The Forex market, or foreign exchange market, is the world’s largest and most liquid financial market, with daily trading volumes exceeding $7.5 trillion as of 2023. A critical concept within this forex market is trading currency pairs, which act as the foundation for all Forex transactions. Understanding currency pairs and their dynamics is essential for Forex traders aiming to make informed decisions in this fast-paced and highly volatile market.
What Are Currency Pairs?
Currency pairs represent the relative value of one currency compared to another in global trading. Each pair consists of two currencies, a base currency (the first in the pair) and a quote currency (the second). For example, in the EUR/USD pair, the euro (EUR) is the base currency, and the US dollar (USD) is the quote currency. The exchange rate indicates how much of the quote currency is needed to purchase one unit of the base currency.
Currency pairs are categorized into three main types:
•Major Pairs: These include the world’s most traded currencies, such as EUR/USD, GBP/USD, and USD/JPY. They tend to offer the highest liquidity and stability.
•Minor Pairs (or Cross Pairs): These exclude the US dollar but include other major currencies like EUR/GBP or AUD/JPY. They are less liquid than major pairs but still widely traded.
•Exotic Pairs: Consisting of one major currency paired with a currency from a developing or emerging economy, such as USD/TRY (US dollar and Turkish lira). These pairs often exhibit higher volatility and lower liquidity.
Why Are Currency Pairs Important?
Market Liquidity and Volatility
Currency pairs influence the liquidity and volatility of Forex markets. Major pairs, for example, benefit from heavy trading volumes, leading to tighter spreads and greater price predictability. Conversely, exotic pairs often experience higher spreads and significant price swings, presenting both opportunities and risks for traders.

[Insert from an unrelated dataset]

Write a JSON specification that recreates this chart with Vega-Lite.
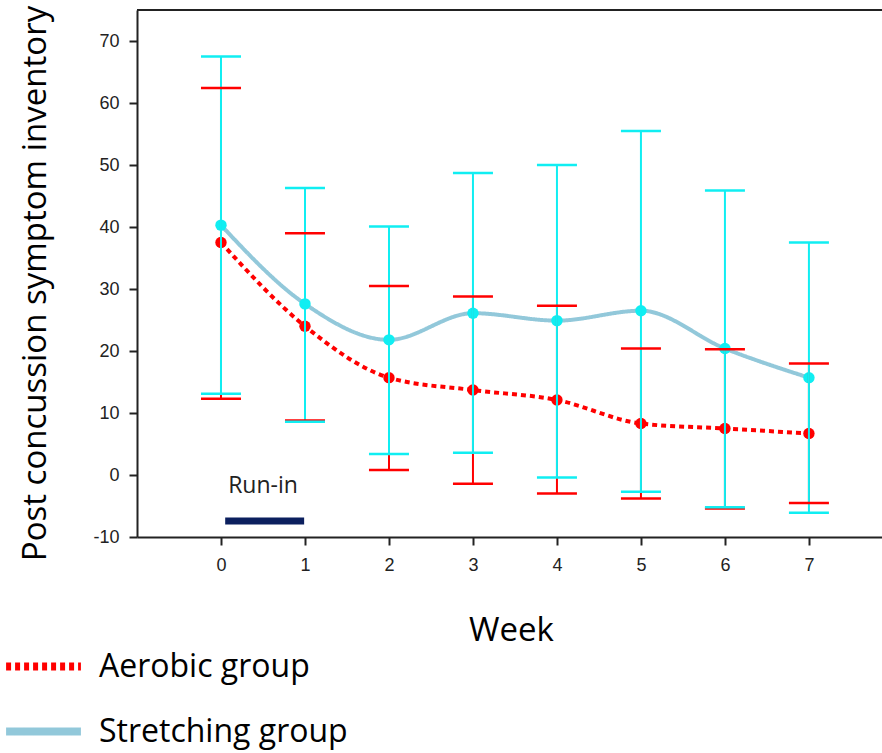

Economic Indicators and Geopolitics
The performance of a currency pair closely ties to the economic strength of the respective countries. For instance, interest rate decisions by central banks, GDP growth rates, and political stability can influence the demand and supply of currencies. Traders rely on analyzing these factors to anticipate currency price movements.
Diversification and Strategy
Selecting multiple currency pairs allows traders to diversify their portfolios and reduce risk. By trading pairs with varying levels of liquidity and volatility, traders can develop strategies tailored to their risk tolerance and financial goals.
Currency pairs are, essentially, the building blocks of the Forex market. For traders, understanding how these pairs function and their relationship to global economic factors is key to navigating this dynamic financial space successfully.